Start of DATA SEGMENT

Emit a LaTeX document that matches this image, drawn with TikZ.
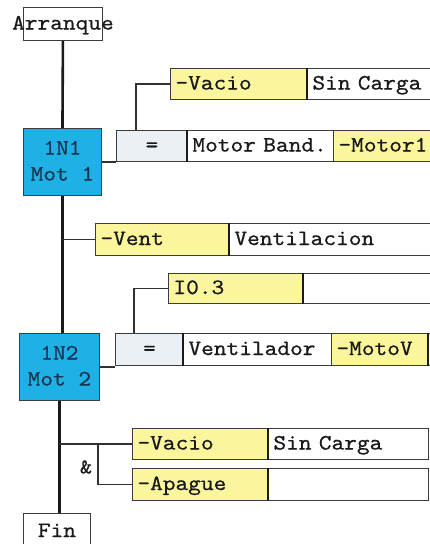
\documentclass[tikz,border=0pt]{standalone}
\usepackage{graphicx}
\usepackage{fontspec}
\newfontfamily\mymono[FakeBold=0.6,FakeStretch=1.1]{lmmono10-regular.otf}
\definecolor{cyanbox}{HTML}{1FB0E6}
\definecolor{yel}{HTML}{FBF59C}
\definecolor{eqf}{HTML}{EAF0F3}
\definecolor{ink}{HTML}{1A1A1A}
\definecolor{cyanink}{HTML}{173650}
\newcommand\mt{\fontsize{22}{28}\selectfont\mymono}
\newcommand\tx[1]{\mbox{\strut #1}}
\newcommand\bx[7]{%
  \pgfmathsetmacro\bw{#4-#2}\pgfmathsetmacro\bh{#5-#3}\pgfmathsetmacro\tw{#4-#2-10}%
  \node[bxs,#6,minimum width=\bw pt,minimum height=\bh pt,text width=\tw pt,anchor=north west] (#1) at (#2,#3) {\tx{#7}};}
\begin{document}
\begin{tikzpicture}[x=1pt,y=-1pt,
  bxs/.style={draw=ink!85,line width=0.9pt,inner xsep=5pt,inner ysep=0pt,align=left,font=\mt,text=ink},
  yb/.style={fill=yel},
  wb/.style={fill=white},
  eb/.style={fill=eqf,align=center},
  cb/.style={fill=cyanbox,align=center,text=cyanink},
  mainline/.style={draw=ink,line width=2.6pt},
  branch/.style={draw=ink!90,line width=1.3pt},
  thickedge/.style={draw=ink,line width=2.6pt}]
\useasboundingbox (0,0) rectangle (430,544);
% step boxes
\node[bxs,fill=white,minimum width=79pt,minimum height=33pt,anchor=north west] (arr) at (23,7) {\makebox[60pt]{\tx{Arranque}}};
\node[bxs,cb,minimum width=78pt,minimum height=67pt,anchor=north west] (n1) at (23,128) {\tx{1N1}\\[-2pt]\tx{Mot 1}};
\node[bxs,cb,minimum width=80pt,minimum height=67pt,anchor=north west] (n2) at (19,333) {\tx{1N2}\\[-2pt]\tx{Mot 2}};
\node[bxs,fill=white,minimum width=67pt,minimum height=36pt,anchor=north west] (fin) at (23,513) {\tx{Fin}};
% action rows
\bx{vac1}{170}{68}{307}{99}{yb}{-Vacio}
\bx{sc1}{307}{68}{445}{99}{wb}{Sin Carga}
\node[bxs,eb,minimum width=71pt,minimum height=31pt,anchor=north west] (eq1) at (116,130) {\tx{=}};
\bx{mb}{187}{130}{333}{161}{wb}{Motor Band.}
\bx{m1}{333}{130}{445}{161}{yb}{-Motor1}
\bx{vent}{95}{223}{229}{255}{yb}{-Vent}
\bx{vl}{229}{223}{445}{255}{wb}{Ventilacion}
\bx{io}{168}{273}{303}{303}{yb}{I0.3}
\bx{ioe}{303}{273}{445}{303}{wb}{}
\node[bxs,eb,minimum width=68pt,minimum height=32pt,anchor=north west] (eq2) at (115,333) {\tx{=}};
\bx{vtl}{183}{333}{331}{365}{wb}{Ventilador}
\bx{mv}{331}{333}{428}{365}{yb}{-MotoV}
\bx{mve}{428}{333}{445}{365}{wb}{}
\bx{vac2}{132}{428}{268}{459}{yb}{-Vacio}
\bx{sc2}{268}{428}{428}{459}{wb}{Sin Carga}
\bx{ap}{132}{468}{268}{500}{yb}{-Apague}
\bx{ape}{268}{468}{428}{500}{wb}{}
% thick left edges
\foreach \b in {sc1,mb,vl,ioe,vtl,mve,sc2,ape}
  \draw[thickedge] (\b.north west) -- (\b.south west);
% main chain
\draw[mainline] (arr.south) -- (n1.north);
\draw[mainline] (n1.south) -- (n1.south |- n2.north);
\draw[mainline] (n2.south) -- (n2.south |- fin.north);
% branches
\draw[branch] (n1.east) -- (eq1.west |- n1.east);
\draw[branch] ([xshift=20pt]eq1.north west) |- (vac1.west);
\draw[branch] (vent.west -| n1.south) -- (vent.west);
\draw[branch] (n2.east) -- (eq2.west |- n2.east);
\draw[branch] ([xshift=19pt]eq2.north west) |- (io.west);
\draw[branch] (vac2.west -| n2.south) -- (vac2.west);
\coordinate (andj) at (98,443);
\draw[branch] (andj) |- (ap.west);
\node[font=\fontsize{21}{24}\selectfont\mymono,text=ink,inner sep=0pt] (amp) at (86,467) {\&};
\end{tikzpicture}
\end{document}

End of DATA SEGMENT

Set down the complete material exactly, but do not include the images.

Emit a LaTeX document that matches this image, drawn with TikZ.
\documentclass[tikz,border=0pt]{standalone}
\usepackage{graphicx}
\usepackage{fontspec}
\newfontfamily\mymono[FakeBold=0.6,FakeStretch=1.1]{lmmono10-regular.otf}
\definecolor{cyanbox}{HTML}{1FB0E6}
\definecolor{yel}{HTML}{FBF59C}
\definecolor{eqf}{HTML}{EAF0F3}
\definecolor{ink}{HTML}{1A1A1A}
\definecolor{cyanink}{HTML}{173650}
\newcommand\mt{\fontsize{22}{28}\selectfont\mymono}
\newcommand\tx[1]{\mbox{\strut #1}}
\newcommand\bx[7]{%
  \pgfmathsetmacro\bw{#4-#2}\pgfmathsetmacro\bh{#5-#3}\pgfmathsetmacro\tw{#4-#2-10}%
  \node[bxs,#6,minimum width=\bw pt,minimum height=\bh pt,text width=\tw pt,anchor=north west] (#1) at (#2,#3) {\tx{#7}};}
\begin{document}
\begin{tikzpicture}[x=1pt,y=-1pt,
  bxs/.style={draw=ink!85,line width=0.9pt,inner xsep=5pt,inner ysep=0pt,align=left,font=\mt,text=ink},
  yb/.style={fill=yel},
  wb/.style={fill=white},
  eb/.style={fill=eqf,align=center},
  cb/.style={fill=cyanbox,align=center,text=cyanink},
  mainline/.style={draw=ink,line width=2.6pt},
  branch/.style={draw=ink!90,line width=1.3pt},
  thickedge/.style={draw=ink,line width=2.6pt}]
\useasboundingbox (0,0) rectangle (430,544);
% step boxes
\node[bxs,fill=white,minimum width=79pt,minimum height=33pt,anchor=north west] (arr) at (23,7) {\makebox[60pt]{\tx{Arranque}}};
\node[bxs,cb,minimum width=78pt,minimum height=67pt,anchor=north west] (n1) at (23,128) {\tx{1N1}\\[-2pt]\tx{Mot 1}};
\node[bxs,cb,minimum width=80pt,minimum height=67pt,anchor=north west] (n2) at (19,333) {\tx{1N2}\\[-2pt]\tx{Mot 2}};
\node[bxs,fill=white,minimum width=67pt,minimum height=36pt,anchor=north west] (fin) at (23,513) {\tx{Fin}};
% action rows
\bx{vac1}{170}{68}{307}{99}{yb}{-Vacio}
\bx{sc1}{307}{68}{445}{99}{wb}{Sin Carga}
\node[bxs,eb,minimum width=71pt,minimum height=31pt,anchor=north west] (eq1) at (116,130) {\tx{=}};
\bx{mb}{187}{130}{333}{161}{wb}{Motor Band.}
\bx{m1}{333}{130}{445}{161}{yb}{-Motor1}
\bx{vent}{95}{223}{229}{255}{yb}{-Vent}
\bx{vl}{229}{223}{445}{255}{wb}{Ventilacion}
\bx{io}{168}{273}{303}{303}{yb}{I0.3}
\bx{ioe}{303}{273}{445}{303}{wb}{}
\node[bxs,eb,minimum width=68pt,minimum height=32pt,anchor=north west] (eq2) at (115,333) {\tx{=}};
\bx{vtl}{183}{333}{331}{365}{wb}{Ventilador}
\bx{mv}{331}{333}{428}{365}{yb}{-MotoV}
\bx{mve}{428}{333}{445}{365}{wb}{}
\bx{vac2}{132}{428}{268}{459}{yb}{-Vacio}
\bx{sc2}{268}{428}{428}{459}{wb}{Sin Carga}
\bx{ap}{132}{468}{268}{500}{yb}{-Apague}
\bx{ape}{268}{468}{428}{500}{wb}{}
% thick left edges
\foreach \b in {sc1,mb,vl,ioe,vtl,mve,sc2,ape}
  \draw[thickedge] (\b.north west) -- (\b.south west);
% main chain
\draw[mainline] (arr.south) -- (n1.north);
\draw[mainline] (n1.south) -- (n1.south |- n2.north);
\draw[mainline] (n2.south) -- (n2.south |- fin.north);
% branches
\draw[branch] (n1.east) -- (eq1.west |- n1.east);
\draw[branch] ([xshift=20pt]eq1.north west) |- (vac1.west);
\draw[branch] (vent.west -| n1.south) -- (vent.west);
\draw[branch] (n2.east) -- (eq2.west |- n2.east);
\draw[branch] ([xshift=19pt]eq2.north west) |- (io.west);
\draw[branch] (vac2.west -| n2.south) -- (vac2.west);
\coordinate (andj) at (98,443);
\draw[branch] (andj) |- (ap.west);
\node[font=\fontsize{21}{24}\selectfont\mymono,text=ink,inner sep=0pt] (amp) at (86,467) {\&};
\end{tikzpicture}
\end{document}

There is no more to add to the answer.